Permanent teeth usually come in between age 12 or 14 and that is the best time to start full orthodontic treatment.
What happens if I wait until I am older for orthodontic treatment?
You can get braces at any age but as you get older the treatment takes longer and may hurt a bit more. Nevertheless the benefits are still significant.
Here are the answers to five common questions about the implications of having braces.
Does having braces affect the way I talk?
Standard braces don’t normally affect how you talk or the sound of your voice. Sometimes, you may find it difficult for the first couple of days but then you will be able to talk fine.
Are there any activities that I should avoid when I have braces?
You can continue to do most things such as enjoying sports and playing musical instruments. For some sports, you should wear an orthodontic mouth guard. It is also best to avoid activities where you could suffer a lot of blows to your mouth such as boxing or karate.
Does having braces affect what I eat?
You can continue to eat most foods when you wear braces. In the first few days, you would probably be advised to stick to softer foods.
After that, you may need to be careful with hard or sticky foods like caramel and some nuts. You want to make sure the food does not stick on your braces or pull them off your teeth.
In addition, chewing gum is usually not recommended. Some sugar free gums have been reported as causing less problems but talk to your orthodontist if you want to be able to chew gum.
Can the braces come off?
This can happen and it is usually not a major problem. Your orthodontist will attach them again. If it happens a lot, some larger adjustments may be needed.
What happens if a piece comes off and I swallow it?
This is quite rare but it is usually not a major problem. Any parts that you swallow should just pass through your digestive system.
Many teenagers wonder why they need to wear braces.
Is it all about cosmetics or is there something more important?
Back in the days of the cave men, teenagers were only two or three feet tall.
But over the last 10,000 years, people have got bigger. While our mouths have got a little bigger, our teeth got a lot bigger.
As a result, teeth no longer fit correctly into most people’s mouths.
While improving your smile is a great reason for getting braces, there are more important problems that can arise if you don’t deal with crooked teeth.
Digestion Problems: If your teeth are not straight, you will not be able to chew your food correctly and this can lead to stomach problems
Dental Problems: If you don’t deal with crooked teeth early on, your teeth will be hard to clean, and you will face gum problems and greater wear on your teeth.

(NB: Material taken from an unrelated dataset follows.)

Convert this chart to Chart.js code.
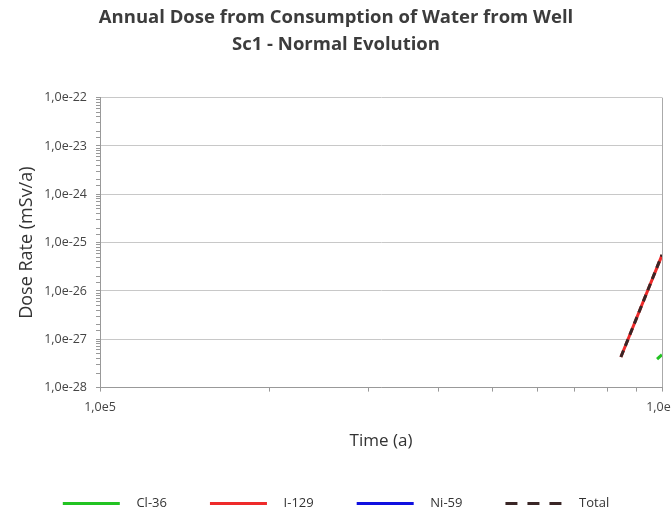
<!DOCTYPE html>
<html>
<head>
<meta charset="utf-8">
<script src="https://cdn.jsdelivr.net/npm/chart.js@4/dist/chart.umd.min.js"></script>
<style>
    body { margin: 0; overflow: hidden; background: #fff; }
    #wrap { width: 680px; height: 508px; }
</style>
</head>
<body>
<div id="wrap"><canvas id="doseChart"></canvas></div>
<script>
// Time (a) and dose rate (mSv/a)
const cl36Time = [9.8e5, 1.0e6];
const cl36Dose = [3.9e-28, 4.8e-28];

const i129Time = [8.45e5, 9.2e5, 1.0e6];
const i129Dose = [4.3e-28, 5.0e-27, 5.5e-26];

// Ni-59 stays below the plotted range
const ni59Time = [8.45e5, 1.0e6];
const ni59Dose = [1e-31, 1e-30];

const totalTime = [8.45e5, 9.2e5, 1.0e6];
const totalDose = [4.3e-28, 5.0e-27, 5.6e-26];

const yMin = 1e-28, yMax = 1e-22;

function toPoints(xs, ys) {
    return xs.map((x, i) => ({ x: x, y: ys[i] }));
}

function isDecade(v) {
    const l = Math.log10(v);
    return Math.abs(l - Math.round(l)) < 1e-6;
}

function isWholeMantissa(v) {
    const m = v / Math.pow(10, Math.floor(Math.log10(v) + 1e-9));
    return Math.abs(m - Math.round(m)) < 1e-6;
}

function decadeLabel(v) {
    return isDecade(v) ? '1,0e' + Math.round(Math.log10(v)) : '';
}

const font = "'Open Sans', sans-serif";

new Chart(document.getElementById('doseChart').getContext('2d'), {
    type: 'line',
    data: {
        datasets: [
            { label: 'Cl-36', data: toPoints(cl36Time, cl36Dose), borderColor: '#22c322', backgroundColor: '#22c322', borderWidth: 3, order: 3 },
            { label: 'I-129', data: toPoints(i129Time, i129Dose), borderColor: '#ee2a2a', backgroundColor: '#ee2a2a', borderWidth: 3, order: 2 },
            { label: 'Ni-59', data: toPoints(ni59Time, ni59Dose), borderColor: '#1010e0', backgroundColor: '#1010e0', borderWidth: 3, order: 1 },
            { label: 'Total', data: toPoints(totalTime, totalDose), borderColor: '#3a2626', backgroundColor: '#3a2626', borderWidth: 3, borderDash: [7, 5], order: 0 }
        ]
    },
    options: {
        responsive: true,
        maintainAspectRatio: false,
        animation: false,
        elements: { point: { radius: 0 }, line: { tension: 0 } },
        layout: { padding: { left: 0, right: 8, top: 2, bottom: -12 } },
        plugins: {
            title: {
                display: true,
                text: ['Annual Dose from Consumption of Water from Well', 'Sc1 - Normal Evolution'],
                color: '#3c3c3c',
                font: { family: font, size: 18.5, weight: 'bold', lineHeight: 1.45 },
                padding: { top: 2, bottom: 40 }
            },
            legend: {
                position: 'bottom',
                labels: {
                    usePointStyle: true,
                    pointStyle: 'line',
                    pointStyleWidth: 57,
                    padding: 43,
                    color: '#333',
                    font: { family: font, size: 13 },
                    generateLabels: chart => {
                        const items = Chart.defaults.plugins.legend.labels.generateLabels(chart);
                        items.forEach(item => {
                            const ds = chart.data.datasets[item.datasetIndex];
                            item.text = '   ' + item.text;
                            item.lineDash = ds.borderDash ? [12, 10] : [];
                        });
                        return items.sort((a, b) => a.datasetIndex - b.datasetIndex);
                    }
                }
            },
            tooltip: { enabled: false }
        },
        scales: {
            x: {
                type: 'logarithmic',
                min: 1e5,
                max: 1e6,
                afterBuildTicks: s => { s.ticks = s.ticks.filter(t => isWholeMantissa(t.value)); },
                afterFit: s => { s.paddingRight = 18; },
                title: { display: true, text: 'Time (a)', color: '#333', font: { family: font, size: 17 }, padding: { top: 8, bottom: 3 } },
                border: { color: '#999' },
                grid: {
                    color: ctx => isDecade(ctx.tick.value) ? '#aaa' : 'rgba(0,0,0,0)',
                    tickColor: '#999',
                    tickLength: 4
                },
                ticks: {
                    autoSkip: false,
                    maxRotation: 0,
                    color: '#444',
                    padding: 8,
                    font: { family: font, size: 12.5 },
                    callback: v => decadeLabel(v)
                }
            },
            y: {
                type: 'logarithmic',
                min: yMin,
                max: yMax,
                afterFit: s => { s.width = 100; },
                title: { display: true, text: 'Dose Rate (mSv/a)', color: '#333', font: { family: font, size: 18 }, padding: { top: 16, bottom: 8 } },
                border: { color: '#999' },
                grid: {
                    color: ctx => isDecade(ctx.tick.value) ? '#c8c8c8' : 'rgba(0,0,0,0)',
                    tickColor: '#999',
                    tickLength: 4
                },
                ticks: {
                    autoSkip: false,
                    color: '#444',
                    font: { family: font, size: 12.5 },
                    padding: 9,
                    callback: v => decadeLabel(v)
                }
            }
        }
    }
});
</script>
</body>
</html>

Breathing problem: As you get older the roof of your mouth can sometimes partially block the air passages in your nose making you snore loudly. The risk of this can be reduced by having braces.
Truth is about 70% of teenagers need braces and therefore having braces will not make you feel different to most of your friends.
One reason orthodontic treatment for adults is different is that, when you are older, it is harder to enlarge your mouth to get all of your teeth to fit.
When you are growing, your jaw is more flexible and the orthodontist can stretch your mouth so everything fits.
However, after you finish growing, your jaw hardens and it becomes difficult for an orthodontist to stretch it.
While you can have your jaw enlarged surgically, most adults opt to have their teeth straightened without this step.
This may mean you need to have some teeth removed to make everything fit. This may not have been necessary if the treatment had been done when you were still growing.
However, there are many benefits in having orthodontic treatment at any age.
In adult life, it can help your digestion and your general health as well as preventing dental problems.
The main difference is that orthodontic treatment when you are older can be a bit slower and even slightly more painful than for younger patients.